Hope’s understanding of heat and hope for tackling climate change

Posted 01/12/2020 by Ian Galloway

Understanding heat is central to understanding global warming. Let me introduce an experiment that was first conducted in the 18th century and is still fun to do with your chemistry class or integrate in a STEM project today.

 

In my collection of artefacts is a strange cylindrical affair known as Hope’s apparatus (possibly invented around 1800), consisting of a central cylinder for water with two openings on top and bottom for thermometers. The trough around the middle contains a freezing mixture so that the water in the central cylinder is chilled in the middle.

 

 

The chilled water sinks to the bottom until it reaches 4° C. At that point, the water in the bottom remains at 4° C and the water at the top continues to fall in temperature until it freezes.

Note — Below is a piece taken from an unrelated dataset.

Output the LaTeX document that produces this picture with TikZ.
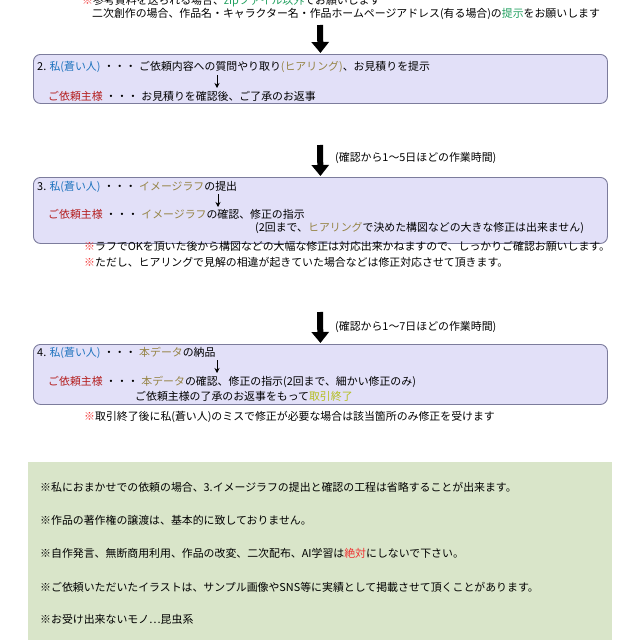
\documentclass[tikz,border=0pt]{standalone}
\usepackage{fontspec}
\setmainfont{Noto Sans CJK JP}
\usetikzlibrary{arrows.meta}
\definecolor{cblue}{HTML}{1E73BE}
\definecolor{colive}{HTML}{968446}
\definecolor{cdred}{HTML}{B41E1E}
\definecolor{cred}{HTML}{F03030}
\definecolor{cgreen}{HTML}{22A060}
\definecolor{cyel}{HTML}{B4BE1E}
\definecolor{boxfill}{HTML}{E2E0F8}
\definecolor{boxline}{HTML}{7C7C9C}
\definecolor{greenfill}{HTML}{D9E5C9}
\newcommand{\me}{{\color{cblue}私(蒼い人)}}
\newcommand{\cli}{{\color{cdred}ご依頼主様}}
\newcommand{\kome}{{\color{cred}※}}
\newcommand{\dts}{\hspace{3pt}・・・\hspace{3pt}}
\begin{document}
\begin{tikzpicture}[x=1pt,y=-1pt,
  txt/.style={anchor=west,inner sep=0pt,font=\fontsize{10.9}{12}\selectfont},
  stepbox/.style={draw=boxline,fill=boxfill,line width=0.9pt,rounded corners=7pt,anchor=north west,minimum width=574pt,inner sep=0pt},
  bigarrow/.style={line width=6pt,-{Triangle[width=17pt,length=11pt]},shorten >=1pt},
  smallarrow/.style={line width=0.8pt,-{Stealth[width=5pt,length=5pt]}}]
\useasboundingbox (0,0) rectangle (640,640);
\clip (0,0) rectangle (640,640);
% top text
\node[txt] (t1) at (82,1) {\kome 参考資料を送られる場合、{\color{cgreen}zipファイル以外}でお願いします};
\node[txt] (t2) at (92,14) {二次創作の場合、作品名・キャラクター名・作品ホームページアドレス(有る場合)の{\color{cgreen}提示}をお願いします};
% step 2
\node[stepbox,minimum height=49pt] (box2) at (33,54) {};
\coordinate (a1) at (320,25);
\draw[bigarrow] (a1) -- (box2.north);
\node[txt] (b2l1) at (37,67) {2. \me\dts ご依頼内容への質問やり取り{\color{colive}(ヒアリング)}、お見積りを提示};
\coordinate (s2a) at (217,75);
\coordinate (s2b) at (217,88);
\draw[smallarrow] (s2a) -- (s2b);
\node[txt] (b2l2) at (48,96) {\cli\dts お見積りを確認後、ご了承のお返事};
% step 3
\node[stepbox,minimum height=66pt] (box3) at (33,177) {};
\coordinate (a2) at (320,145);
\draw[bigarrow] (a2) -- (box3.north);
\node[txt] (l2) at (335,158) {(確認から1～5日ほどの作業時間)};
\node[txt] (b3l1) at (37,187) {3. \me\dts{\color{colive}イメージラフ}の提出};
\coordinate (s3a) at (218,194);
\coordinate (s3b) at (218,207);
\draw[smallarrow] (s3a) -- (s3b);
\node[txt] (b3l2) at (48,214) {\cli\dts{\color{colive}イメージラフ}の確認、修正の指示};
\node[txt] (b3l3) at (255,228) {(2回まで、{\color{colive}ヒアリング}で決めた構図などの大きな修正は出来ません)};
\node[txt] (n3a) at (84,246) {\kome ラフでOKを頂いた後から構図などの大幅な修正は対応出来かねますので、しっかりご確認お願いします。};
\node[txt] (n3b) at (84,262) {\kome ただし、ヒアリングで見解の相違が起きていた場合などは修正対応させて頂きます。};
% step 4
\node[stepbox,minimum height=60pt] (box4) at (33,344) {};
\coordinate (a3) at (320,312);
\draw[bigarrow] (a3) -- (box4.north);
\node[txt] (l3) at (335,327) {(確認から1～7日ほどの作業時間)};
\node[txt] (b4l1) at (37,353) {4. \me\dts{\color{colive}本データ}の納品};
\coordinate (s4a) at (217,360);
\coordinate (s4b) at (217,373);
\draw[smallarrow] (s4a) -- (s4b);
\node[txt] (b4l2) at (48,382) {\cli\dts{\color{colive}本データ}の確認、修正の指示(2回まで、細かい修正のみ)};
\node[txt] (b4l3) at (135,396) {ご依頼主様の了承のお返事をもって{\color{cyel}取引終了}};
\node[txt] (n4) at (84,417) {\kome 取引終了後に私(蒼い人)のミスで修正が必要な場合は該当箇所のみ修正を受けます};
% green box
\fill[greenfill] (28,462) rectangle (612,641);
\node[txt] (g1) at (40,487) {※私におまかせでの依頼の場合、3.イメージラフの提出と確認の工程は省略することが出来ます。};
\node[txt] (g2) at (40,520) {※作品の著作権の譲渡は、基本的に致しておりません。};
\node[txt] (g3) at (40,553) {※自作発言、無断商用利用、作品の改変、二次配布、AI学習は{\color{cred}絶対}にしないで下さい。};
\node[txt] (g4) at (40,587) {※ご依頼いただいたイラストは、サンプル画像やSNS等に実績として掲載させて頂くことがあります。};
\node[txt] (g5) at (40,619) {※お受け出来ないモノ…昆虫系};
\end{tikzpicture}
\end{document}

One of the anomalous behaviours of water, which chemists of course know, is due to the hydrogen bond. Water has a maximum density of around 4° C. 

 

The mystery of heat

This was a great mystery and, at the time, Thomas Hope (Scottish Chemist 1766–1844) offered no explanation for the strange behaviour of water. But Count Rumford, aka physicist Benjamin Thompson (1753–1814), used it to show that the caloricists were wrong to think that heat was a fluid. At that time, the expansion of materials as they were heated was explained by assuming that the fluid heat made them swell in size. But water contracts as it is heated from 0° C to 4° C, and the caloricists had no explanation for it. You would think it obvious to anyone that as ice floats the water must have expanded just before it froze. However, the famous scientist John Dalton (1766–1844), father of the atomic theory, actually wrote a paper proving that water did not achieve a maximum density just before it froze — extraordinary!

 

Rumford suggested around 1800 that heat was due to internal motions which we would now understand as molecular motions and so was moving towards new ideas about heat and energy. He had enough data to calculate the mechanical equivalent of heat (4.2 J/calorie), but this remained for James Joule (1794–1858) to announce in 1843. 

 

 

Chemistry experiment in class

Understanding heat, of course, is central to understanding global warming, and the experiment carried out by Hope is easy to carry out in a school laboratory using two temperature probes and a beaker of water with floating ice. Chill the water to about 5° C, stir it, then insert the probes and start recording. Throw some ice cubes onto the surface (I used an ice pack held on the surface) and watch for about 10 minutes.

The screenshot shows the starting temperature of about 4.5° C, and after a little turbulence, when the ice pack is put in, the temperature separates — blue at the bottom of the beaker and brown at the top. The bottom stays warm, the opposite of what you would expect. Biologists are of course very grateful for this particular property of water as there would be no life on Earth without it.